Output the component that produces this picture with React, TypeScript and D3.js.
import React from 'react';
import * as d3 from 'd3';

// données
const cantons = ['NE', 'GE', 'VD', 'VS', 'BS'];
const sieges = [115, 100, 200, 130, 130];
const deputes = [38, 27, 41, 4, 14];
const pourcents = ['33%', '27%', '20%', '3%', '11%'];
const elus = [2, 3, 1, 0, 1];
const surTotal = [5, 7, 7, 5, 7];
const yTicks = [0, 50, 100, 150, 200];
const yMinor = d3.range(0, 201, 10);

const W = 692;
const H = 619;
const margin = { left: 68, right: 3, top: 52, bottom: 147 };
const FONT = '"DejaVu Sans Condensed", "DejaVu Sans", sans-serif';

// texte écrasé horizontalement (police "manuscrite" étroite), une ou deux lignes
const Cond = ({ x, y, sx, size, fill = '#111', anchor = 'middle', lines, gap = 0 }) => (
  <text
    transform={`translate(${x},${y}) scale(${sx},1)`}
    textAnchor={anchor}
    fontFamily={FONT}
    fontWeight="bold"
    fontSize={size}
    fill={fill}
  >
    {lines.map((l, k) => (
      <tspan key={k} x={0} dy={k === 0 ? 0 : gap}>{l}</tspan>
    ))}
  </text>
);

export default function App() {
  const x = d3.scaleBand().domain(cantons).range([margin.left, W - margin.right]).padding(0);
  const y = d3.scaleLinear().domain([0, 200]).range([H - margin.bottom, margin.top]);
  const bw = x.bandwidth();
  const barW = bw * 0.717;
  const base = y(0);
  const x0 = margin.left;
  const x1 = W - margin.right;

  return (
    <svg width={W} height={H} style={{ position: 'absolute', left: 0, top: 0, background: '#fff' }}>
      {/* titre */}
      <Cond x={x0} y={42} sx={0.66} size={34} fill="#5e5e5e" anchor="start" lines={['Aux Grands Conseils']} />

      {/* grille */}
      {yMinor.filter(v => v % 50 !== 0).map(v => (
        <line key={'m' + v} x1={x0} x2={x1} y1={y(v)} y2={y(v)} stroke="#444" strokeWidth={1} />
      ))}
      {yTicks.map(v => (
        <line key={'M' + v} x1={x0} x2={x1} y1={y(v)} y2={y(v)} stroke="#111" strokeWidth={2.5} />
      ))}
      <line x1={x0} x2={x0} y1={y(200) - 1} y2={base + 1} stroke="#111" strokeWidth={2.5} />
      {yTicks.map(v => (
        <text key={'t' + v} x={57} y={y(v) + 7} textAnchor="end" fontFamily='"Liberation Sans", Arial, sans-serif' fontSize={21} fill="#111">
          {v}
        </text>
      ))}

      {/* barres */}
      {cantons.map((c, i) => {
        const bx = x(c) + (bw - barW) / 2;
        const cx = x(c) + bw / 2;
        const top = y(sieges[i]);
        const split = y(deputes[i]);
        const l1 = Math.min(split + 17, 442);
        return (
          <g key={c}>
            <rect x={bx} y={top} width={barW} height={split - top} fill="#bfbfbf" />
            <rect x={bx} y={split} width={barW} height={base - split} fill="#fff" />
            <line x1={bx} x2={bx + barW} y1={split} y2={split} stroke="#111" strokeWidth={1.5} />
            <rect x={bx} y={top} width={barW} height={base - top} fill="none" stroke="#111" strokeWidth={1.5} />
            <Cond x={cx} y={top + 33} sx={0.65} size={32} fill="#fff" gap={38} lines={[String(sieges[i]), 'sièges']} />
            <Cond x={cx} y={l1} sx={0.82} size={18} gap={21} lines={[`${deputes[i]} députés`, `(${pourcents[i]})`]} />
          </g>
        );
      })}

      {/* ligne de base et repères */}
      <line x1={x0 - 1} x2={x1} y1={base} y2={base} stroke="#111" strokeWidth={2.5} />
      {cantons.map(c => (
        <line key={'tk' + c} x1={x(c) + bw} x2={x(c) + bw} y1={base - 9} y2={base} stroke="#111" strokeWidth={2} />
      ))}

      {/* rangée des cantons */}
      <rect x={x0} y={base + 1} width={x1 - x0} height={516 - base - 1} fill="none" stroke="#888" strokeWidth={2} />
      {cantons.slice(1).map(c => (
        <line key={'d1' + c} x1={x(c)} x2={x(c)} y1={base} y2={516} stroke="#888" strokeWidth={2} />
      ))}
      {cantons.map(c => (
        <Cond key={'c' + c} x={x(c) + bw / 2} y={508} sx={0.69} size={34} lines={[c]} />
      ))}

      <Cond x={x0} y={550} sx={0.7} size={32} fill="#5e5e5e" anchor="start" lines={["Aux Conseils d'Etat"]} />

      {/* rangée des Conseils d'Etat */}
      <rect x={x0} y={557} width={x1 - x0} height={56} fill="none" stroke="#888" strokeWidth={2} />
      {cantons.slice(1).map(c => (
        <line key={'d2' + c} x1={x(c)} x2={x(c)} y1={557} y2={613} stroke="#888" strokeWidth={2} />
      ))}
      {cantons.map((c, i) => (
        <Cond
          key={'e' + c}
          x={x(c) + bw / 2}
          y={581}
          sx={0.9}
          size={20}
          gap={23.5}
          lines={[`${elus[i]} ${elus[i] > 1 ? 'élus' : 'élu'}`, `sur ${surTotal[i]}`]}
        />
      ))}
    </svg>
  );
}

- - - -

* _Exercise description_
Without changing anything, quote the lines from the top of the data to the line that contains "import * as d3 from 'd3';", including that line.

* _Written answer_
Output the component that produces this picture with React, TypeScript and D3.js.
import React from 'react';
import * as d3 from 'd3';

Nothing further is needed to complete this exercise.